A multimodal advantage in statistical and artificial grammar learning

Glicksohn, A. & Cohen, A.

The Hebrew University

Our environment is richly structured with objects producing correlated information within and across sensory modalities. A prominent challenge faced by our perceptual system is to learn such regularities. Numerous studies reveal both infants? and adults? exceptional ability in learning various types of regularities. Moreover, during initial development multimodal information benefits certain forms of learning. We ask (1) whether learning occurs separately within modalities (e.g., vision, audition) or whether learning is a-modal, and (2) whether multimodal information benefits learning. We explored these questions using two prominent learning paradigms: statistical learning (SL), referring to learning of statistical regularities between elements such as transitional probabilities, and artificial grammar learning (AGL), referring to learning the underlying grammar of a set of exemplars.

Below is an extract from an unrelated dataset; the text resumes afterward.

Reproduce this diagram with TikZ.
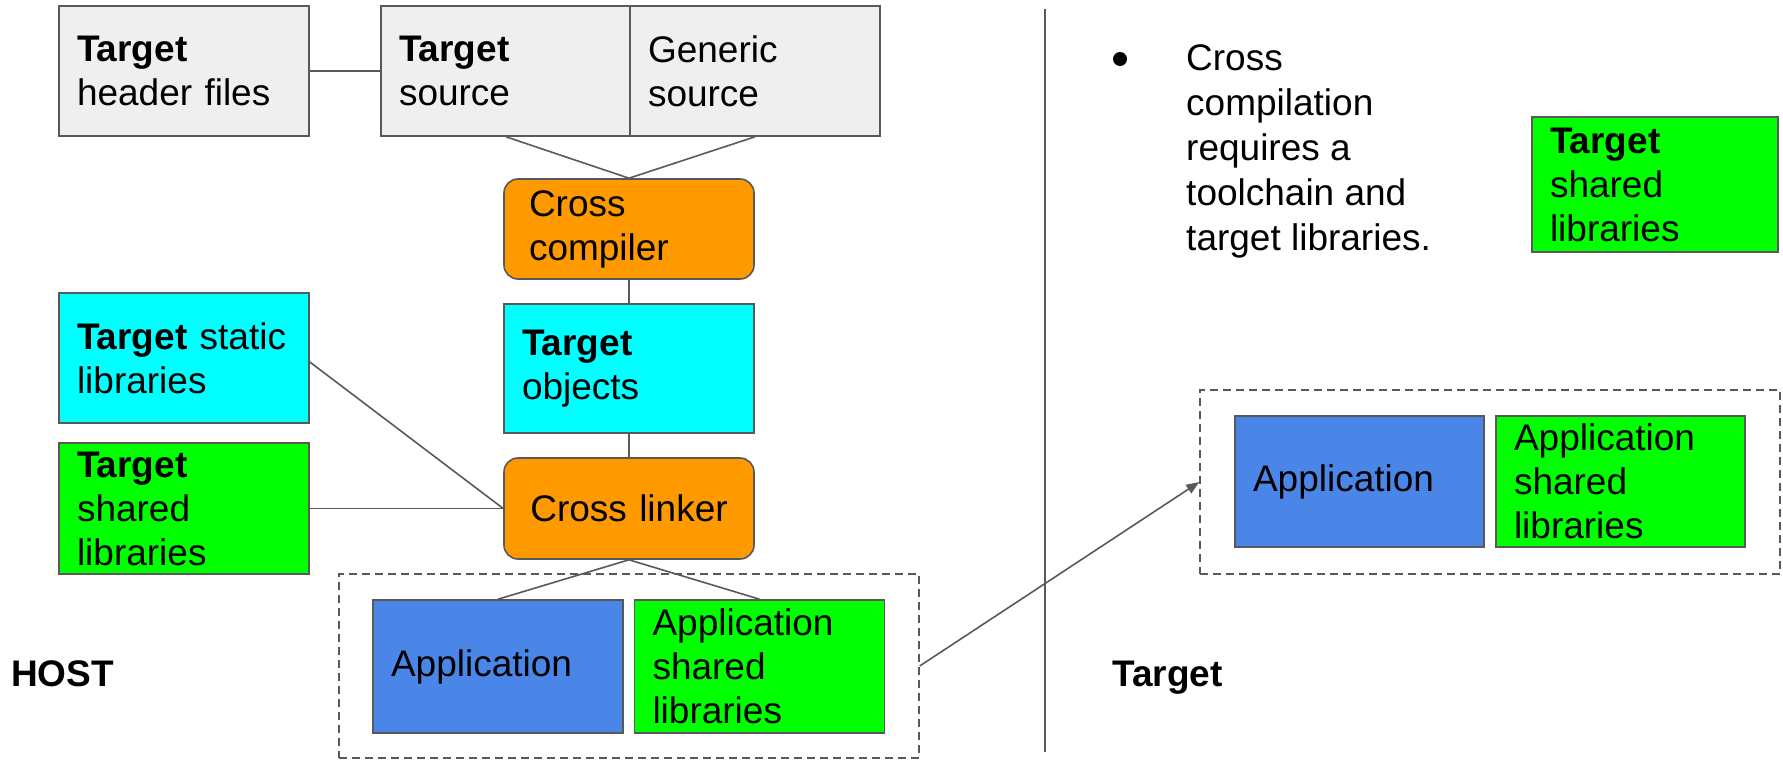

Adult participants were familiarized with one novel environment: (a) visual, (b) auditory, or (c) an audiovisual environment consisting of one type of regularities (transitional probabilities, or exemplars adhering to a grammar). Two main findings are noted: (a) learning occurred in all three environments and for both types of regularities, supporting the existence of an a-modal learning mechanism(s); (b) Learning for the audiovisual regularities was significantly higher than learning of the visual- or auditory- regularities, suggesting an advantage for multimodal learning. We suggest that learning of regularities is accomplished via a general, a-modal, learning mechanism which is sensitive to multimodal information. We further suggest that multimodal information plays a crucial role in learning throughout our lives.